LargeClusterTips

Below are tips for managing large clusters.

Have a good sysadmin if you're not one yourself.
Take a look at a presentation done by Allen Wittenauer: http://tinyurl.com/5foamm
Have the LAN closed off to untrusted users. Without this, your filesystem is effectively open to everyone on the network.
Once you are on the private LAN, turn off all firewalls on the machines, as it only creates connectivity problems.
Use LDAP or similar to manage user accounts.
Only put the slaves file on your namenode and secondary namenode to prevent confusion.
Use RPMs to install the Hadoop binaries. Cloudera provide some RPMs for this, and a web site to generate configuration RPM files.
Use kickstart or similar to bring up the machines.
If you are trying to configure the machines one by one, step away from the keyboard. That is not the way to manage a cluster.
Keep an eye out for disk SMART messages in the server logs. They warn of trouble.
Keep an eye on disk capacity, especially on the namenode. You do not want the NN to run out of storage as Bad Things happen.
Keep the underlying software in sync: OS, Java version.
Run the rebalancer, throttled back appropriately for your bandwidth

Management Tool Support

See the AmazonEC2 and AmazonS3 pages for tips on managing clusters built on EC2 and S3.
See the Management Tools Page for details on integration with Management Tools
Other good documentation: Patterns of Hadoop Deployment

Don't do it by copying XML files around by hand.
Look at the cloudera config tools. If you use them, keep the previous RPMs around
Consider a system configuration management package to keep Hadoop's source and configuration consistent across all nodes. Some example packages are bcfg2, SmartFrog, Puppet, cfengine, etc.
Keep your site XML files under SCM, so you can roll-back, diff changes.

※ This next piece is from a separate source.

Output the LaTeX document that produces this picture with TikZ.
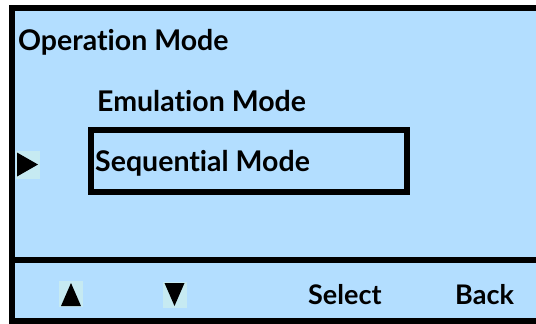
\documentclass[tikz,border=0pt]{standalone}
\usepackage{fontspec}
\setmainfont{Lato}[Ligatures=NoCommon]
\usetikzlibrary{calc}

\definecolor{lcdblue}{RGB}{179,222,255}
\definecolor{iconbg}{RGB}{198,234,242}

\begin{document}
\begin{tikzpicture}[x=1pt, y=-1pt]
    \tikzstyle{label} = [anchor=base west, inner sep=0pt,
    font=\fontsize{28.5}{32}\selectfont\bfseries]
    \tikzstyle{keylabel} = [label, font=\fontsize{27}{30}\selectfont\bfseries]
    \tikzstyle{frame} = [draw, line width=6pt]
    \tikzstyle{selbox} = [draw, rectangle, line width=6pt,
    minimum width=316pt, minimum height=62pt]
    \tikzstyle{iconbox} = [rectangle, fill=iconbg, inner sep=0pt,
    minimum width=24pt, minimum height=26pt]

    \useasboundingbox (0,0) rectangle (536,324);
    \fill [white] (0,0) rectangle (536,324);

    % screen and soft key bar
    \fill [lcdblue] (11.5,8) rectangle (560,321);
    \draw [frame] (560,8) -- (11.5,8) -- (11.5,321) -- (560,321);
    \draw [frame] (11.5,260) -- (560,260);

    % menu
    \node [label] (title) at (18,50) {Operation Mode};
    \node [label] (emulation) at (97,111) {Emulation Mode};
    \node [selbox] (selection) at (249,161) {};
    \node [label] (sequential) at (95,171) {Sequential Mode};
    \node [iconbox, minimum height=28pt] (cursor) at (28,164.5) {};
    \fill ($(cursor)+(-11,-12)$) -- ($(cursor)+(-11,12)$) -- ($(cursor)+(10,0)$) -- cycle;

    % soft keys
    \node [iconbox] (up) at (71,294) {};
    \fill ($(up)+(-10,12)$) -- ($(up)+(10,12)$) -- ($(up)+(0,-11)$) -- cycle;
    \node [iconbox] (down) at (174.5,295) {};
    \fill ($(down)+(-10,-12)$) -- ($(down)+(10,-12)$) -- ($(down)+(0,11)$) -- cycle;
    \node [keylabel] (select) at (308,304) {Select};
    \node [keylabel] (back) at (455,304) {Back};
\end{tikzpicture}
\end{document}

The NameNode is a SPOF. When it goes offline, the cluster goes down. If it loses its data, the filesystem is gone. Value it.

https://hadoop.apache.org/docs/r2.7.1/hadoop-project-dist/hadoop-hdfs/HDFSHighAvailabilityWithQJM.html
Never let its disks fill up.
Consider RAID storage here. If not, set it to save its data to two independent drives, ideally on separate controllers (just in case the controller decides to play up)
Set the NN up to save one copy of all its data to a remote machine (NFS?), so even if the NN goes down, you can bring up a new machine with the same hostname for everything else to bind to.

Have identical hardware on all workers in the cluster, eliminating the need to have different configuration options (task slots, data directory locations, etc.)
Have a common user account on every machine you run Hadoop on, with a common public key in ~/.ssh/authorized_keys
Track HDDs, their history and their failures. Disk failures are not always independent in a large datacentre.
Have simple hostname to rack or IP to rack mappings, so the rack detection scripts are trivial.

If a datanode is at or near 100% capacity,

Decommission the node: this will copy everything off. 2. Take it offline. 3. Delete the data, clean up the HDDs. 4. Add the node again.

Things will go wrong. There is always SPOF. Test your failure handling processes before you go live.

Simulate a corrupted edit log by killing the namenode process, truncating the (binary) edit log, and bringing it up. See how the team handles it.
Turn off one of the switches, pull out a network cable. See how the cluster handles it, how it recovers. Then put the switch back on.
Turn an entire rack off without warning. See what happens when they go offline.
Turn off DNS. Or just the rDNS side of things.
Turn off the entire datacenter, switch it back on. Are there any race conditions?
Write an job that tries to generate too much data, fills up the cluster. How is it handled?